>>>
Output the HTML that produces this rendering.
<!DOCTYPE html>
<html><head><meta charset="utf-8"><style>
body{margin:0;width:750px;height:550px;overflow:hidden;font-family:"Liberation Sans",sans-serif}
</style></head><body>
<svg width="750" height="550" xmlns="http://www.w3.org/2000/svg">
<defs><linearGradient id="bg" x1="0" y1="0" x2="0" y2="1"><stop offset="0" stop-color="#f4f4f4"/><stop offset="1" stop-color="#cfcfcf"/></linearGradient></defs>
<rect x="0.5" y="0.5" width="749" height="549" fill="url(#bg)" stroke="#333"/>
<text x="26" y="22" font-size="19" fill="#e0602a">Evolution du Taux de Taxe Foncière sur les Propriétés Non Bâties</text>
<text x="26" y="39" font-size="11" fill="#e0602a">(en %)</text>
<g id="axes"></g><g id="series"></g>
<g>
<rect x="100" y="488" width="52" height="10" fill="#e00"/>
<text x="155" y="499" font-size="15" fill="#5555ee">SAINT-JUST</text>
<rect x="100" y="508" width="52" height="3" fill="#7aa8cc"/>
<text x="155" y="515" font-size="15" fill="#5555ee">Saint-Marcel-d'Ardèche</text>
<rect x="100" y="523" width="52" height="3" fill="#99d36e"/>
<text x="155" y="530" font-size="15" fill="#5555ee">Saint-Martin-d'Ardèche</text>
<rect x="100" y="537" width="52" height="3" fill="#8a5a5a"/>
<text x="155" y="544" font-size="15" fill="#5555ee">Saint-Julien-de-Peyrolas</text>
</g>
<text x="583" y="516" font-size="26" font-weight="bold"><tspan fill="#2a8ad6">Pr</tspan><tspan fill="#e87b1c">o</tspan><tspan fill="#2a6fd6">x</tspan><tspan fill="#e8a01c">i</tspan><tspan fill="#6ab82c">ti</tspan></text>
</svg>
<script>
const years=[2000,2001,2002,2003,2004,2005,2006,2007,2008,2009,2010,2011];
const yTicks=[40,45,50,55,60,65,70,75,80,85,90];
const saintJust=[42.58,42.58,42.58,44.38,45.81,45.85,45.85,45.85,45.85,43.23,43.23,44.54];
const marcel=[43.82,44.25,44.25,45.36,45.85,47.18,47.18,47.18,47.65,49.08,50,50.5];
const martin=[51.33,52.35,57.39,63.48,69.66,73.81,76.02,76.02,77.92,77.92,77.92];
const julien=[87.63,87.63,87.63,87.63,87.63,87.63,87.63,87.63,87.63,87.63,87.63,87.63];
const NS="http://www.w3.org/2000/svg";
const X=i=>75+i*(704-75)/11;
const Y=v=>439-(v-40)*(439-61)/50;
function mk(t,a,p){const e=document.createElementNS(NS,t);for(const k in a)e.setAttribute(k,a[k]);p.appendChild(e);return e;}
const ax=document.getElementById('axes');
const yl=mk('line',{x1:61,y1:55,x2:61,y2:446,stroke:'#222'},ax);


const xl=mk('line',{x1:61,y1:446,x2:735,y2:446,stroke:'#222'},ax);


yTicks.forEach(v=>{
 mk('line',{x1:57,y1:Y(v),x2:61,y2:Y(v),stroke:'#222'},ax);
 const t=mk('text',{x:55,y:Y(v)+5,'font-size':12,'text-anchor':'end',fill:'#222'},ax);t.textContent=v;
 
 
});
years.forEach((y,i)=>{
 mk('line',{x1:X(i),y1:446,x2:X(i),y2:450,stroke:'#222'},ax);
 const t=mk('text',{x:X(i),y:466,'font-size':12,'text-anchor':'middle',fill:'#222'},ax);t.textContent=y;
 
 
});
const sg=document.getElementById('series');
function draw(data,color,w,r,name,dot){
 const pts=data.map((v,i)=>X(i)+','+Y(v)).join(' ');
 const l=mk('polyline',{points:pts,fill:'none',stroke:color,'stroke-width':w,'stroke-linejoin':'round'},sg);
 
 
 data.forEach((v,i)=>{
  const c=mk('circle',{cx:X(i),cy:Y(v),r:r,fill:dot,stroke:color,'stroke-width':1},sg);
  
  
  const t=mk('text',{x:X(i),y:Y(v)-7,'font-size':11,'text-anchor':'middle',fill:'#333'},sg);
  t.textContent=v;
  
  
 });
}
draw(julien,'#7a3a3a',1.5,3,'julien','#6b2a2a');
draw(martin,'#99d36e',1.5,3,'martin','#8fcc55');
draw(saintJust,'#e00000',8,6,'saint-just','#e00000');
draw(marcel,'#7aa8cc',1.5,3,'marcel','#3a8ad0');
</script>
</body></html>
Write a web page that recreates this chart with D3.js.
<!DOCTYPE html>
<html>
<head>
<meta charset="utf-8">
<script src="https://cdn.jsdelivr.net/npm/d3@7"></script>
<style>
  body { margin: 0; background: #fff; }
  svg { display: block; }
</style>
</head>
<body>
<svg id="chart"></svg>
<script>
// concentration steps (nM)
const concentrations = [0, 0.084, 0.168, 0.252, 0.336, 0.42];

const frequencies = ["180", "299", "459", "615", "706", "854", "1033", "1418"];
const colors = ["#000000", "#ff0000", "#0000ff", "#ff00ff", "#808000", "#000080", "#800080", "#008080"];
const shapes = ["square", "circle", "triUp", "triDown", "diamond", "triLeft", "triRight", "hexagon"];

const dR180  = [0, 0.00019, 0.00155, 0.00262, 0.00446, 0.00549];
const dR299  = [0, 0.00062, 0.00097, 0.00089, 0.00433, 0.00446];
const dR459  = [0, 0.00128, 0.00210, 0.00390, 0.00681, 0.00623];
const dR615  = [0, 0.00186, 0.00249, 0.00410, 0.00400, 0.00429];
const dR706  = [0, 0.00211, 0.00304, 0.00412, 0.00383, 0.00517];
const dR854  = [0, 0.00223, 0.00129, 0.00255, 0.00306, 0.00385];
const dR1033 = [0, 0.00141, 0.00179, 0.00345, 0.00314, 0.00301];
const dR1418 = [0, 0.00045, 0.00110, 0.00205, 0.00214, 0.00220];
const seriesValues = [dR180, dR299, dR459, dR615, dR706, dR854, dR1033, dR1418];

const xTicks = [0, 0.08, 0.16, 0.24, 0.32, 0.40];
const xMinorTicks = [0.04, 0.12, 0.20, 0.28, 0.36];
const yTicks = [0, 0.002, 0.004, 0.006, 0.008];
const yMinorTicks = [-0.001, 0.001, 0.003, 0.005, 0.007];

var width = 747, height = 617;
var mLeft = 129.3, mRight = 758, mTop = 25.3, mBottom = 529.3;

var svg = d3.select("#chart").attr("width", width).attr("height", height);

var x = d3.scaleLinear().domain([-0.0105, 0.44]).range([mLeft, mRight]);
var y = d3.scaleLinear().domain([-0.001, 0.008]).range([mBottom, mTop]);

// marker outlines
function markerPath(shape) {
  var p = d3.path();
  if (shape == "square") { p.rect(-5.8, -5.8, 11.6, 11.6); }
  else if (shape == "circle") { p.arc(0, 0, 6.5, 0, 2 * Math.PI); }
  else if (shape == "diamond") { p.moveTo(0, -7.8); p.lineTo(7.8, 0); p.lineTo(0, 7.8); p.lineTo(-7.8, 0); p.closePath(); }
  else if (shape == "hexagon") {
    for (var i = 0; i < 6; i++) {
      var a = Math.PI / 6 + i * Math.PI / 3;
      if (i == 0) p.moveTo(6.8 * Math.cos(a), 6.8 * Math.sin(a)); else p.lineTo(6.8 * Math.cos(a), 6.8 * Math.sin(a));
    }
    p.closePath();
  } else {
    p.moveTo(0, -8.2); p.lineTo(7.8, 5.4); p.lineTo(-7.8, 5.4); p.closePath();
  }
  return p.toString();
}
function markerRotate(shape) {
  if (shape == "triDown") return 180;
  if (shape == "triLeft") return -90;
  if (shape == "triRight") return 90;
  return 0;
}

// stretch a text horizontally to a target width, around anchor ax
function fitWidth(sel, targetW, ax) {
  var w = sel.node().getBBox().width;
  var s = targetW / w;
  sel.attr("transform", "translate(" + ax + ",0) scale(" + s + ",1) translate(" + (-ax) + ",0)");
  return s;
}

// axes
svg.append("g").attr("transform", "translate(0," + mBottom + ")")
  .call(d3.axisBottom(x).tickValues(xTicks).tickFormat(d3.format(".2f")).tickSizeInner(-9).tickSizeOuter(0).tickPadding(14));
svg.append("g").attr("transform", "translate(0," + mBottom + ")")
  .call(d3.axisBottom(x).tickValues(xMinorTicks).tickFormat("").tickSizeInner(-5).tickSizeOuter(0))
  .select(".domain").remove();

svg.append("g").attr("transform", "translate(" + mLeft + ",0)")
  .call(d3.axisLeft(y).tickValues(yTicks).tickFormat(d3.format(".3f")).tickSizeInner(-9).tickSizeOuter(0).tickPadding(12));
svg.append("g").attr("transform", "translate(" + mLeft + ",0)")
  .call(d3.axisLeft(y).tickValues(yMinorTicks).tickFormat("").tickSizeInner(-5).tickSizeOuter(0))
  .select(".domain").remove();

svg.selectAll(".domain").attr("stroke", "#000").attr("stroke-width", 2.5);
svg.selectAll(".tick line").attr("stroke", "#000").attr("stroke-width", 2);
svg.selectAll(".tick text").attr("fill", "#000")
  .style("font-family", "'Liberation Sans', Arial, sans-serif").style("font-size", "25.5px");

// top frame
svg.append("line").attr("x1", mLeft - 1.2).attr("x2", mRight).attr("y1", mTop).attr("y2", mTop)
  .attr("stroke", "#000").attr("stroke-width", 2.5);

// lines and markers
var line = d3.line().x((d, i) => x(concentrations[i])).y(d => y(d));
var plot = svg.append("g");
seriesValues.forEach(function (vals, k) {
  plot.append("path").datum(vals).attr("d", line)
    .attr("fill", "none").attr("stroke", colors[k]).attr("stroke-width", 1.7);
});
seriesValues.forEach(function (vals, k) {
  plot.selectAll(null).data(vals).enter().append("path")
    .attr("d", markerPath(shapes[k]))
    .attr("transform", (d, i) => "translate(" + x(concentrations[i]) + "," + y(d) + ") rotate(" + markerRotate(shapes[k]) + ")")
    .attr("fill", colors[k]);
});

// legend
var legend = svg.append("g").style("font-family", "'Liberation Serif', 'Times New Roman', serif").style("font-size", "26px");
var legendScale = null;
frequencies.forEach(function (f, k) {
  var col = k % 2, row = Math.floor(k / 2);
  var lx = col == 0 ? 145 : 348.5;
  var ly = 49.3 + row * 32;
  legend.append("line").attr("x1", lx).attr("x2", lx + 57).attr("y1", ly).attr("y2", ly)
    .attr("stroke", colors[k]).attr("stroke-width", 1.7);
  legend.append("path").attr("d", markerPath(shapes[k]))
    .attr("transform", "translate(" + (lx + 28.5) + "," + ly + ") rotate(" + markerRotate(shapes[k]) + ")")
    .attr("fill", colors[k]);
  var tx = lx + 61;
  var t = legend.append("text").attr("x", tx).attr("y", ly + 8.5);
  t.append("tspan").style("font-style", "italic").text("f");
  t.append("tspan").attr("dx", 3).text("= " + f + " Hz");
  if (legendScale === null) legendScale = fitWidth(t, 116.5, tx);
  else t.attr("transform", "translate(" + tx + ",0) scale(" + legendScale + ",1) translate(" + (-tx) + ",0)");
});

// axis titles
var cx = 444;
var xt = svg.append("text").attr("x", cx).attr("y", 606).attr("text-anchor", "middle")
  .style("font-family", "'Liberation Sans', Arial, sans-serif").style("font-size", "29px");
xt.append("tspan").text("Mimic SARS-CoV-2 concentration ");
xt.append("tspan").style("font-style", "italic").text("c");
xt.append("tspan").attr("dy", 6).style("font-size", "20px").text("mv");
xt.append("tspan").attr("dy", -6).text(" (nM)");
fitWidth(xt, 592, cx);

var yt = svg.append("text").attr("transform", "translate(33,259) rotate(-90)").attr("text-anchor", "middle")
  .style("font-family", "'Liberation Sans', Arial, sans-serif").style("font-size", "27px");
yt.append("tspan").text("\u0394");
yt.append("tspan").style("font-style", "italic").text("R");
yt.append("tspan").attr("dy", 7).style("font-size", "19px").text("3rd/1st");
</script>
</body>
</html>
<<<
Copy verbatim the line that contains "Write a web", the line that contains "d3.scaleLinear().domain([-0.001, 0.008]).range([mBottom, mTop]);", and all lines between them.

Write a web page that recreates this chart with D3.js.
<!DOCTYPE html>
<html>
<head>
<meta charset="utf-8">
<script src="https://cdn.jsdelivr.net/npm/d3@7"></script>
<style>
  body { margin: 0; background: #fff; }
  svg { display: block; }
</style>
</head>
<body>
<svg id="chart"></svg>
<script>
// concentration steps (nM)
const concentrations = [0, 0.084, 0.168, 0.252, 0.336, 0.42];

const frequencies = ["180", "299", "459", "615", "706", "854", "1033", "1418"];
const colors = ["#000000", "#ff0000", "#0000ff", "#ff00ff", "#808000", "#000080", "#800080", "#008080"];
const shapes = ["square", "circle", "triUp", "triDown", "diamond", "triLeft", "triRight", "hexagon"];

const dR180  = [0, 0.00019, 0.00155, 0.00262, 0.00446, 0.00549];
const dR299  = [0, 0.00062, 0.00097, 0.00089, 0.00433, 0.00446];
const dR459  = [0, 0.00128, 0.00210, 0.00390, 0.00681, 0.00623];
const dR615  = [0, 0.00186, 0.00249, 0.00410, 0.00400, 0.00429];
const dR706  = [0, 0.00211, 0.00304, 0.00412, 0.00383, 0.00517];
const dR854  = [0, 0.00223, 0.00129, 0.00255, 0.00306, 0.00385];
const dR1033 = [0, 0.00141, 0.00179, 0.00345, 0.00314, 0.00301];
const dR1418 = [0, 0.00045, 0.00110, 0.00205, 0.00214, 0.00220];
const seriesValues = [dR180, dR299, dR459, dR615, dR706, dR854, dR1033, dR1418];

const xTicks = [0, 0.08, 0.16, 0.24, 0.32, 0.40];
const xMinorTicks = [0.04, 0.12, 0.20, 0.28, 0.36];
const yTicks = [0, 0.002, 0.004, 0.006, 0.008];
const yMinorTicks = [-0.001, 0.001, 0.003, 0.005, 0.007];

var width = 747, height = 617;
var mLeft = 129.3, mRight = 758, mTop = 25.3, mBottom = 529.3;

var svg = d3.select("#chart").attr("width", width).attr("height", height);

var x = d3.scaleLinear().domain([-0.0105, 0.44]).range([mLeft, mRight]);
var y = d3.scaleLinear().domain([-0.001, 0.008]).range([mBottom, mTop]);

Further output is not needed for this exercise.